◆ Do this:
Pictures stay out. Extract the lines below from the first one through the line with "(0,0) rectangle (1486,632);", both included.

◆ Provided material:

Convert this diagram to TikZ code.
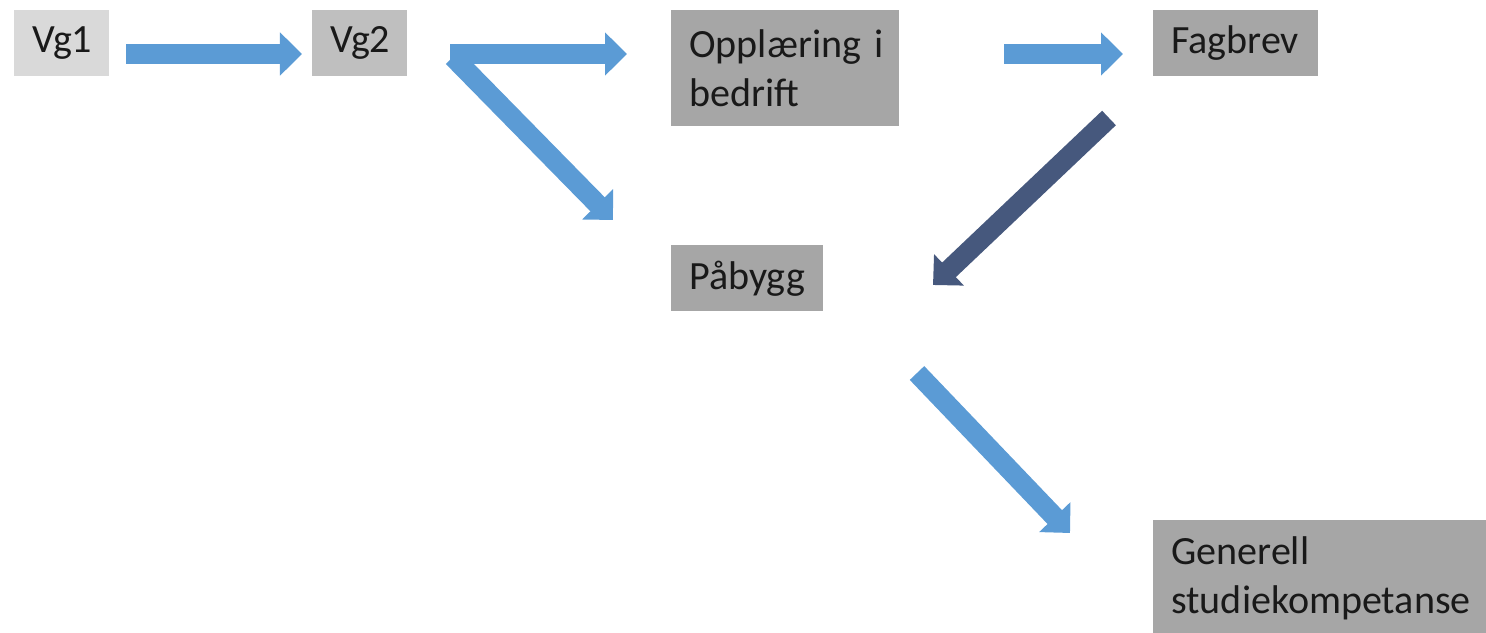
\documentclass[tikz,border=0pt]{standalone}
\usepackage{fontspec}
\setmainfont{Carlito}
\usetikzlibrary{arrows.meta}
\definecolor{boxlight}{RGB}{217,217,217}
\definecolor{boxmid}{RGB}{191,191,191}
\definecolor{boxdark}{RGB}{166,166,166}
\definecolor{arrowblue}{RGB}{91,155,213}
\definecolor{arrowslate}{RGB}{70,88,125}
\hyphenpenalty=10000

\begin{document}
\begin{tikzpicture}[x=0.025cm, y=-0.025cm,
  stepbox/.style={anchor=north west, inner xsep=0.45cm, inner ysep=0pt, align=left, text=black!90, font=\fontsize{28.5}{34.5}\selectfont},
  flowarrow/.style={line width=0.5cm, draw=arrowblue, -{Triangle[length=0.55cm, width=1.05cm]}}]
  \useasboundingbox (0,0) rectangle (1486,632);

  % Vg1 and Vg2
  \node[stepbox, fill=boxlight, minimum width=2.375cm, minimum height=1.65cm, text width=1.475cm] (vgone) at (14,10) {Vg1};
  \node[stepbox, fill=boxmid, minimum width=2.375cm, minimum height=1.65cm, text width=1.475cm] (vgtwo) at (312,10) {Vg2};

  % Training and the two outcomes
  \node[stepbox, fill=boxdark, minimum width=5.7cm, minimum height=2.9cm, text width=4.8cm] (laere) at (671,10) {Opplæring~i\\bedrift};
  \node[stepbox, fill=boxdark, minimum width=3.8cm, minimum height=1.65cm, text width=2.9cm] (paabygg) at (671,245) {Påbygg};
  \node[stepbox, fill=boxdark, minimum width=4.125cm, minimum height=1.65cm, text width=3.225cm] (fagbrev) at (1153,10) {Fagbrev};
  \node[stepbox, fill=boxdark, minimum width=8.5cm, minimum height=2.9cm, text width=7.6cm] (gsk) at (1153,520) {Generell\\studiekompetanse};

  % Arrow ends
  \coordinate (vgone-out) at (126,54);
  \coordinate (vgtwo-in) at (302,54);
  \coordinate (vgtwo-out) at (450,54);
  \coordinate (laere-in) at (627,54);
  \coordinate (vgtwo-down) at (453,57);
  \coordinate (paabygg-in) at (613,220);
  \coordinate (laere-out) at (1004,54);
  \coordinate (fagbrev-in) at (1123,54);
  \coordinate (fagbrev-out) at (1109,118);
  \coordinate (paabygg-back) at (933,285);
  \coordinate (paabygg-out) at (917,373);
  \coordinate (gsk-in) at (1070,533);

  % Arrows
  \draw[flowarrow] (vgone-out) -- (vgtwo-in);
  \draw[flowarrow] (vgtwo-down) -- (paabygg-in);
  \draw[flowarrow] (vgtwo-out) -- (laere-in);
  \draw[flowarrow] (laere-out) -- (fagbrev-in);
  \draw[flowarrow, draw=arrowslate] (fagbrev-out) -- (paabygg-back);
  \draw[flowarrow] (paabygg-out) -- (gsk-in);
\end{tikzpicture}
\end{document}
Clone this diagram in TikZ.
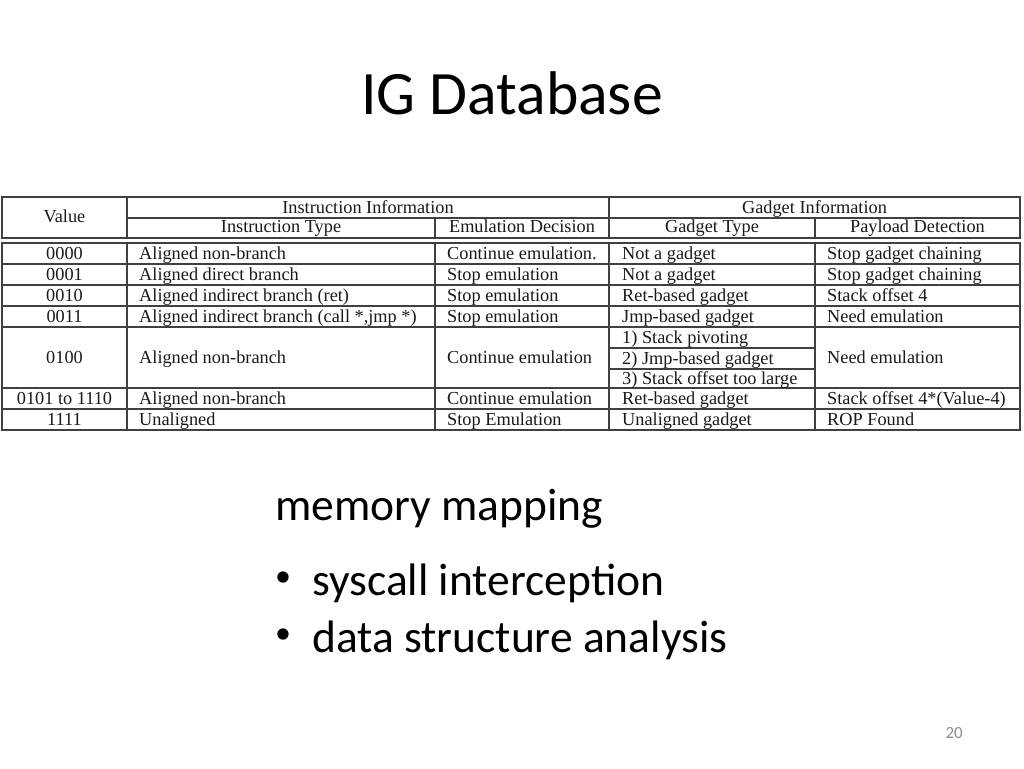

◆ Task response:
Convert this diagram to TikZ code.
\documentclass[tikz,border=0pt]{standalone}
\usepackage{fontspec}
\setmainfont{Carlito}
\usetikzlibrary{arrows.meta}
\definecolor{boxlight}{RGB}{217,217,217}
\definecolor{boxmid}{RGB}{191,191,191}
\definecolor{boxdark}{RGB}{166,166,166}
\definecolor{arrowblue}{RGB}{91,155,213}
\definecolor{arrowslate}{RGB}{70,88,125}
\hyphenpenalty=10000

\begin{document}
\begin{tikzpicture}[x=0.025cm, y=-0.025cm,
  stepbox/.style={anchor=north west, inner xsep=0.45cm, inner ysep=0pt, align=left, text=black!90, font=\fontsize{28.5}{34.5}\selectfont},
  flowarrow/.style={line width=0.5cm, draw=arrowblue, -{Triangle[length=0.55cm, width=1.05cm]}}]
  \useasboundingbox (0,0) rectangle (1486,632);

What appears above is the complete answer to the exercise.